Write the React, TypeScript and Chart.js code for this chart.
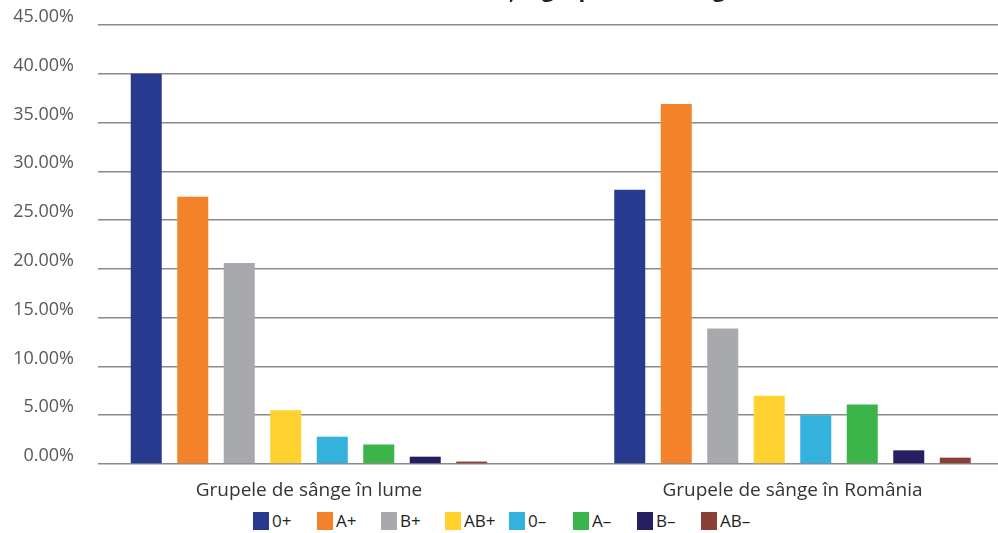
import React, { useEffect, useRef } from "react";
import { Chart, registerables } from "chart.js";

Chart.register(...registerables);

const chartTitle = "Distribuția grupelor de sânge";
const categories = ["Grupele de sânge în lume", "Grupele de sânge în România"];
const bloodGroups = ["0+", "A+", "B+", "AB+", "0–", "A–", "B–", "AB–"];
const worldValues = [40.0, 27.4, 20.6, 5.5, 2.8, 2.0, 0.75, 0.25];
const romaniaValues = [28.1, 36.9, 13.9, 7.0, 5.0, 6.1, 1.4, 0.65];
const groupColors = ["#283a90", "#f4822a", "#a7a9ac", "#ffd22f", "#33b2dd", "#3bb54a", "#241f62", "#8b4035"];
const yMax = 45;
const yStep = 5;

const FONT = "'Open Sans', 'Noto Sans', sans-serif";
const CANVAS_W = 1156;
const CANVAS_H = 545;
const TOP_SHIFT = 40;
const PLOT_LEFT = 98;
const GROUP_PX = 483.5;
const FIRST_CENTER = 309;
const X_MIN = -(FIRST_CENTER - PLOT_LEFT) / GROUP_PX;
const X_MAX = X_MIN + (CANVAS_W - PLOT_LEFT) / GROUP_PX;

export default function App() {
  const canvasRef = useRef<HTMLCanvasElement | null>(null);

  useEffect(() => {
    if (!canvasRef.current) return;
    const datasets = bloodGroups.map((label, i) => ({
      label,
      data: [
        { x: 0, y: worldValues[i] },
        { x: 1, y: romaniaValues[i] },
      ],
      backgroundColor: groupColors[i],
      borderWidth: 0,
    }));

    const chart = new Chart(canvasRef.current, {
      type: "bar",
      data: { datasets },
      options: {
        animation: false,
        responsive: false,
        devicePixelRatio: 1,
        layout: { padding: 0 },
        datasets: {
          bar: { categoryPercentage: 0.7694, barPercentage: 0.667 },
        },
        plugins: {
          legend: { display: false },
          tooltip: { enabled: false },
          title: {
            display: true,
            text: chartTitle,
            color: "#231f20",
            font: { family: FONT, size: 22, weight: "bold" },
            padding: { top: 18, bottom: 20.6 },
          },
        },
        scales: {
          x: {
            type: "linear",
            min: X_MIN,
            max: X_MAX,
            offset: false,
            grid: { display: false, offset: false },
            border: { display: false },
            afterBuildTicks: (s: any) => {
              s.ticks = categories.map((_, i) => ({ value: i }));
            },
            afterFit: (s: any) => {
              s.height = 41;
            },
            ticks: {
              autoSkip: false,
              maxRotation: 0,
              padding: 7,
              color: "#333333",
              font: { family: FONT, size: 19 },
              callback: (v: any) => categories[v as number] ?? "",
            },
          },
          y: {
            min: 0,
            max: yMax,
            afterFit: (s: any) => {
              s.width = PLOT_LEFT;
            },
            grid: { color: "#8a8a8a", lineWidth: 1.5, drawTicks: false },
            border: { display: false },
            ticks: {
              stepSize: yStep,
              padding: 24,
              labelOffset: -8,
              color: "#58595b",
              font: { family: FONT, size: 18 },
              callback: (v: any) => Number(v).toFixed(2) + "%",
            },
          },
        },
      },
    });
    return () => chart.destroy();
  }, []);

  return (
    <div
      style={{
        position: "fixed",
        left: 0,
        top: 0,
        width: 998,
        height: 533,
        overflow: "hidden",
        background: "#ffffff",
      }}
    >
      <div style={{ position: "absolute", left: 0, top: -TOP_SHIFT, width: CANVAS_W, height: CANVAS_H }}>
        <canvas ref={canvasRef} width={CANVAS_W} height={CANVAS_H} style={{ display: "block" }} />
      </div>
      <div
        style={{
          position: "absolute",
          left: 253,
          top: 512,
          display: "flex",
          fontFamily: FONT,
          fontSize: 17,
          color: "#231f20",
        }}
      >
        {bloodGroups.map((g, i) => (
          <div key={g} style={{ width: 64, display: "flex", alignItems: "center" }}>
            <span style={{ display: "inline-block", width: 16, height: 18, background: groupColors[i], marginRight: 3 }} />
            <span style={{ lineHeight: "18px" }}>{g}</span>
          </div>
        ))}
      </div>
    </div>
  );
}
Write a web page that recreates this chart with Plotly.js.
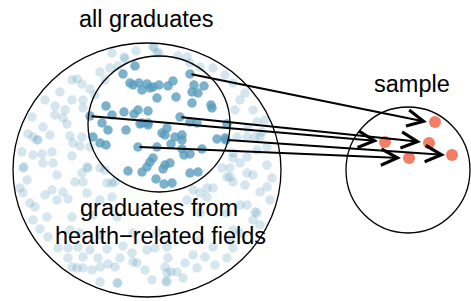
<!DOCTYPE html>
<html>
<head>
<meta charset="utf-8">
<script src="https://cdn.plot.ly/plotly-3.0.1.min.js"></script>
<style>html,body{margin:0;padding:0;background:#fff;}#chart{width:471px;height:301px;}</style>
</head>
<body>
<div id="chart"></div>
<script>
// Light dots: all graduates (outside health-related circle)
const lightX = [154,159,136,178,125,100,110,118,190,200,213,72,77,60,90,82,233,245,55,72,83,83,65,240,253,235,32,63,55,43,67,257,248,262,38,70,82,80,73,33,237,247,260,267,22,33,42,52,43,72,247,233,240,23,53,82,88,267,247,230,253,27,75,83,107,115,227,233,267,20,23,52,63,87,112,213,200,207,260,270,30,35,57,68,100,187,247,255,240,33,47,72,93,117,200,227,253,257,40,48,80,100,133,157,240,233,58,68,78,107,123,155,167,147,213,233,200,68,83,98,108,132,133,168,193,205,227,72,77,83,92,100,115,137,165,177,197,167,100,118,152,167,183,28,37,24,255,257,272,112,124,153,157,187,117,171,166,87,100,105,112,193,207,222,230,233,90,45,50,95,57,45,70,90,120,145,185,215,230,260,245,265,105,225];
const lightY = [47,53,51,56,59,72,68,66,63,67,68,80,79,92,89,84,83,93,106,100,100,108,110,100,110,110,117,118,115,127,124,122,128,132,140,136,137,146,143,137,137,137,137,147,152,155,154,152,163,156,157,153,163,168,163,173,168,165,173,168,175,180,182,182,183,182,177,182,187,188,193,190,192,193,197,188,193,197,192,200,203,207,200,199,200,200,205,212,205,220,217,217,215,217,213,213,220,213,229,237,233,235,233,233,233,230,248,248,247,249,246,248,247,250,247,248,240,258,257,258,264,253,262,258,255,257,258,267,268,268,270,267,267,263,267,272,268,273,282,283,280,282,278,134,140,167,137,150,178,53,57,47,53,57,283,272,281,167,168,170,183,190,188,168,177,158,147,100,135,95,175,195,230,250,258,270,263,265,240,225,185,120,80,75];

// Dark dots: graduates from health-related fields
const darkX = [190,135,123,130,133,139,142,147,150,153,159,168,173,157,176,194,204,192,198,192,211,212,106,90,112,124,134,138,148,142,148,102,108,126,162,167,165,175,182,180,190,197,182,157,138,217,226,93,100,106,140,148,171,182,184,190,202,225,153,150,147,142,165,170,163,128,190,198,156,164,172,227];
const darkY = [74,66,74,83,85,83,90,84,88,87,85,86,81,98,97,85,86,92,93,103,105,108,106,116,115,112,114,110,111,123,123,123,130,130,133,128,135,137,135,117,122,123,140,147,147,139,140,137,143,145,124,125,144,149,155,154,149,138,158,162,167,172,165,163,169,171,173,172,179,184,183,124];

// Sample
const sampleX = [435,385,429,452,409];
const sampleY = [122,142,143,155,158];

// Arrows: from a health-graduate dot to the sample
const arrowFromX = [190,90,180,226,138];
const arrowFromY = [74,116,117,140,147];
const arrowToX = [427,378,421,445,401];
const arrowToY = [122,141,142,155,158];

// Labels
const labelText = ["all graduates", "graduates from", "health\u2212related fields", "sample"];
const labelX = [146, 159, 160, 412];
const labelY = [19, 208, 236, 84];

// Circles (center x, center y, radius x, radius y)
const circleCX = [147, 159, 408];
const circleCY = [170, 124, 170];
const circleRX = [134, 71, 62];
const circleRY = [127, 68, 63];

const traces = [
  {x: lightX, y: lightY, type: 'scatter', mode: 'markers', hoverinfo: 'skip',
   marker: {size: 9.5, color: 'rgba(86,155,189,0.25)', line: {width: 0}}},
  {x: darkX, y: darkY, type: 'scatter', mode: 'markers', hoverinfo: 'skip',
   marker: {size: 9.5, color: 'rgba(86,155,189,0.78)', line: {width: 0}}},
  {x: sampleX, y: sampleY, type: 'scatter', mode: 'markers', hoverinfo: 'skip',
   marker: {size: 12, color: 'rgba(240,81,51,0.75)', line: {width: 0}}}
];

const shapes = circleCX.map((cx, i) => ({
  type: 'circle', xref: 'x', yref: 'y',
  x0: cx - circleRX[i], x1: cx + circleRX[i],
  y0: circleCY[i] - circleRY[i], y1: circleCY[i] + circleRY[i],
  line: {color: '#000', width: 1.3}, fillcolor: 'rgba(0,0,0,0)', layer: 'above'
}));

const annotations = [];
arrowFromX.forEach((fx, i) => {
  annotations.push({
    x: arrowToX[i], y: arrowToY[i], ax: fx, ay: arrowFromY[i],
    xref: 'x', yref: 'y', axref: 'x', ayref: 'y',
    text: '', showarrow: true, arrowhead: 5, arrowsize: 1.6, arrowwidth: 2,
    arrowcolor: '#000', standoff: 0, startstandoff: 0
  });
});
labelText.forEach((t, i) => {
  annotations.push({
    x: labelX[i], y: labelY[i], xref: 'x', yref: 'y', text: t, showarrow: false,
    xanchor: 'center', yanchor: 'middle',
    font: {family: 'Liberation Sans, Arial, sans-serif', size: 23.5, color: '#000'}
  });
});

const layout = {
  width: 471, height: 301,
  margin: {l: 0, r: 0, t: 0, b: 0, pad: 0},
  paper_bgcolor: '#fff', plot_bgcolor: '#fff',
  showlegend: false,
  xaxis: {range: [0, 471], visible: false, fixedrange: true},
  yaxis: {range: [301, 0], visible: false, fixedrange: true},
  shapes: shapes,
  annotations: annotations
};

Plotly.newPlot('chart', traces, layout, {displayModeBar: false, staticPlot: true});
</script>
</body>
</html>
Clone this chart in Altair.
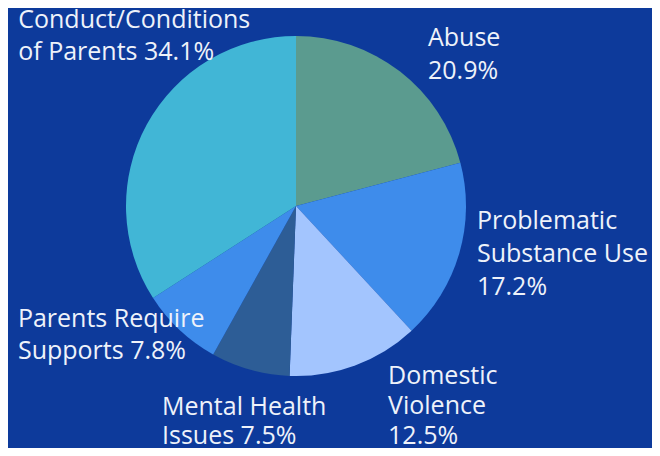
import altair as alt
import pandas as pd

categories = ["Abuse", "Problematic Substance Use", "Domestic Violence",
              "Mental Health Issues", "Parents Require Supports",
              "Conduct/Conditions of Parents"]
values = [20.9, 17.2, 12.5, 7.5, 7.8, 34.1]
labels = ["Abuse\n20.9%", "Problematic\nSubstance Use\n17.2%",
          "Domestic\nViolence\n12.5%", "Mental Health\nIssues 7.5%",
          "Parents Require\nSupports 7.8%", "Conduct/Conditions\nof Parents 34.1%"]
colors = ["#5b9b8f", "#3e8ceb", "#a3c5fe", "#2d5d96", "#3e8ceb", "#41b6d6"]

df = pd.DataFrame({"category": categories, "value": values, "label": labels,
                   "order": list(range(len(categories)))})
cum = df["value"].cumsum()
df["mid"] = cum - df["value"] / 2

CX, CY, R = 288, 198, 170
BG = "#0d3a9b"
# label offsets from a point on the mid-angle, and line height (style only)
label_style = {
    "Abuse": (16, -9.5, 33),
    "Problematic Substance Use": (-1.5, -30, 33),
    "Domestic Violence": (26, 0, 30),
    "Mental Health Issues": (-82.7, 26, 29),
    "Parents Require Supports": (-148, -17.5, 32),
    "Conduct/Conditions of Parents": (-111, -87, 32),
}

pie = alt.Chart(df).mark_arc(outerRadius=R, stroke=None).encode(
    theta=alt.Theta("value:Q", stack=True, scale=alt.Scale(domain=[0, 100])),
    color=alt.Color("category:N", scale=alt.Scale(domain=categories, range=colors), legend=None),
    order=alt.Order("order:Q"),
    x=alt.value(CX), y=alt.value(CY),
)

texts = []
for cat in categories:
    dx, dy, lh = label_style[cat]
    t = alt.Chart(df).transform_filter(alt.datum.category == cat).mark_text(
        radius=190, dx=dx, dy=dy, align="left", baseline="alphabetic",
        lineBreak="\n", lineHeight=lh, font="Open Sans", fontSize=25,
        color="#eef2fa"
    ).encode(
        theta=alt.Theta("mid:Q", stack=None, scale=alt.Scale(domain=[0, 100])),
        text="label:N",
        x=alt.value(CX), y=alt.value(CY),
    )
    texts.append(t)

chart = alt.layer(pie, *texts).properties(
    width=644, height=440, background=BG, padding=0,
    autosize=alt.AutoSizeParams(type="none")
).configure_view(stroke=None)

chart.save("out.html", embed_options={"renderer": "svg", "actions": False})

------------------------------

◆ **DIRECTION**: Each line that holds the word "Write" is to be copied.

◆ **RESULT OF THE TASK**:
Write the React, TypeScript and Chart.js code for this chart.
Write a web page that recreates this chart with Plotly.js.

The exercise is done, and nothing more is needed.